## EXERCISE TASK
Look for the string "matplotlib" in every line, and copy each line that has it.

## DATASET SECTION
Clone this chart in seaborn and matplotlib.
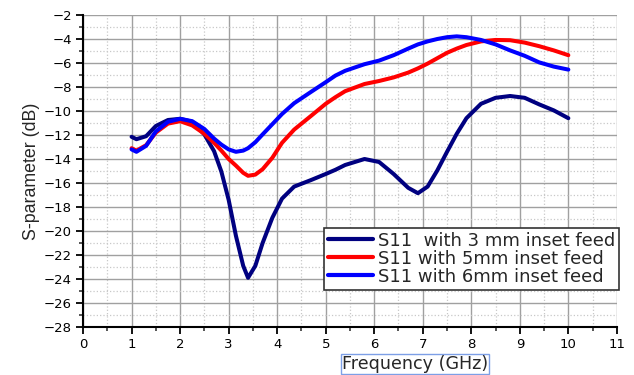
import seaborn as sns
import matplotlib
matplotlib.use('Agg')
import matplotlib.pyplot as plt
from matplotlib.ticker import MultipleLocator
import pandas as pd

# frequency points (GHz)
freq = [1.0, 1.1, 1.3, 1.5, 1.75, 2.0, 2.25, 2.5, 2.7, 2.85, 3.0, 3.15, 3.3, 3.4,
        3.55, 3.7, 3.9, 4.1, 4.35, 4.7, 5.0, 5.2, 5.4, 5.8, 6.1, 6.4, 6.7, 6.9, 7.1,
        7.3, 7.5, 7.7, 7.9, 8.2, 8.5, 8.8, 9.1, 9.4, 9.7, 10.0]

s11_3mm = [-12.15, -12.35, -12.1, -11.25, -10.75, -10.65, -10.9, -11.95, -13.35, -15.05,
           -17.4, -20.4, -22.9, -23.9, -22.9, -21.0, -18.9, -17.3, -16.3, -15.75,
           -15.25, -14.9, -14.5, -14.0, -14.25, -15.25, -16.4, -16.85, -16.3, -14.95,
           -13.4, -11.9, -10.6, -9.4, -8.9, -8.75, -8.9, -9.45, -9.95, -10.6]

s11_5mm = [-13.1, -13.3, -12.85, -11.8, -11.05, -10.85, -11.2, -11.9, -12.65, -13.3,
           -14.0, -14.55, -15.15, -15.4, -15.3, -14.85, -13.9, -12.65, -11.55, -10.4,
           -9.4, -8.85, -8.35, -7.75, -7.5, -7.2, -6.8, -6.45, -6.05, -5.6,
           -5.15, -4.8, -4.5, -4.2, -4.08, -4.1, -4.3, -4.6, -4.95, -5.35]

s11_6mm = [-13.2, -13.4, -12.9, -11.7, -10.9, -10.65, -10.85, -11.5, -12.3, -12.8,
           -13.2, -13.4, -13.3, -13.1, -12.6, -11.95, -11.1, -10.25, -9.35, -8.4,
           -7.6, -7.05, -6.65, -6.1, -5.8, -5.35, -4.8, -4.45, -4.2, -4.0,
           -3.85, -3.78, -3.85, -4.08, -4.45, -4.95, -5.4, -5.95, -6.3, -6.55]

labels = ['S11  with 3 mm inset feed', 'S11 with 5mm inset feed', 'S11 with 6mm inset feed']
colors = ['#000080', '#ff0000', '#0000ff']

df = pd.DataFrame({
    'freq': freq * 3,
    's': s11_3mm + s11_5mm + s11_6mm,
    'curve': [labels[0]] * len(freq) + [labels[1]] * len(freq) + [labels[2]] * len(freq),
})

sns.set_style('white')
plt.rcParams['font.family'] = ['DejaVu Sans']

fig = plt.figure(figsize=(6.34, 3.75), dpi=100)
ax = fig.add_axes([0.131, 0.128, 0.842, 0.832])

sns.lineplot(data=df, x='freq', y='s', hue='curve', palette=colors, hue_order=labels,
             estimator=None, linewidth=2.9, ax=ax)

ax.set_xlim(0, 11)
ax.set_ylim(-28, -2)
ax.xaxis.set_major_locator(MultipleLocator(1))
ax.xaxis.set_minor_locator(MultipleLocator(0.5))
ax.yaxis.set_major_locator(MultipleLocator(2))
ax.yaxis.set_minor_locator(MultipleLocator(1))

ax.grid(which='major', color='#a0a0a0', linestyle='-', linewidth=1.0)
ax.grid(which='minor', color='#c8c8c8', linestyle=':', linewidth=0.9)
ax.set_axisbelow(True)

for side in ['top', 'right']:
    ax.spines[side].set_visible(False)
for side in ['left', 'bottom']:
    ax.spines[side].set_color('black')
    ax.spines[side].set_linewidth(1.5)

ax.tick_params(which='major', direction='out', length=5, width=1.3, labelsize=9.5,
               bottom=True, left=True, colors='black', pad=3)
ax.tick_params(which='minor', direction='out', length=3, width=1.1, bottom=True, left=True)

ax.set_ylabel('S-parameter (dB)', fontsize=12.8, labelpad=3, family='Liberation Sans')
ax.set_xlabel('Frequency (GHz)', fontsize=12.6, labelpad=3,
              bbox=dict(facecolor='none', edgecolor='#7d9fe6', pad=0.6, linewidth=1))
ax.xaxis.label.set_x(0.622)

leg = ax.legend(loc='lower right', bbox_to_anchor=(1.004, 0.12), fontsize=13,
                frameon=True, fancybox=False, edgecolor='#333333', framealpha=1,
                handlelength=2.5, handletextpad=0.25, borderpad=0.22, labelspacing=0.0,
                borderaxespad=0)
leg.get_frame().set_linewidth(1.2)
for line in leg.get_lines():
    line.set_linewidth(3)

fig.savefig('out.png', dpi=100)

## RESULT BELOW
Clone this chart in seaborn and matplotlib.
import matplotlib
matplotlib.use('Agg')
import matplotlib.pyplot as plt
from matplotlib.ticker import MultipleLocator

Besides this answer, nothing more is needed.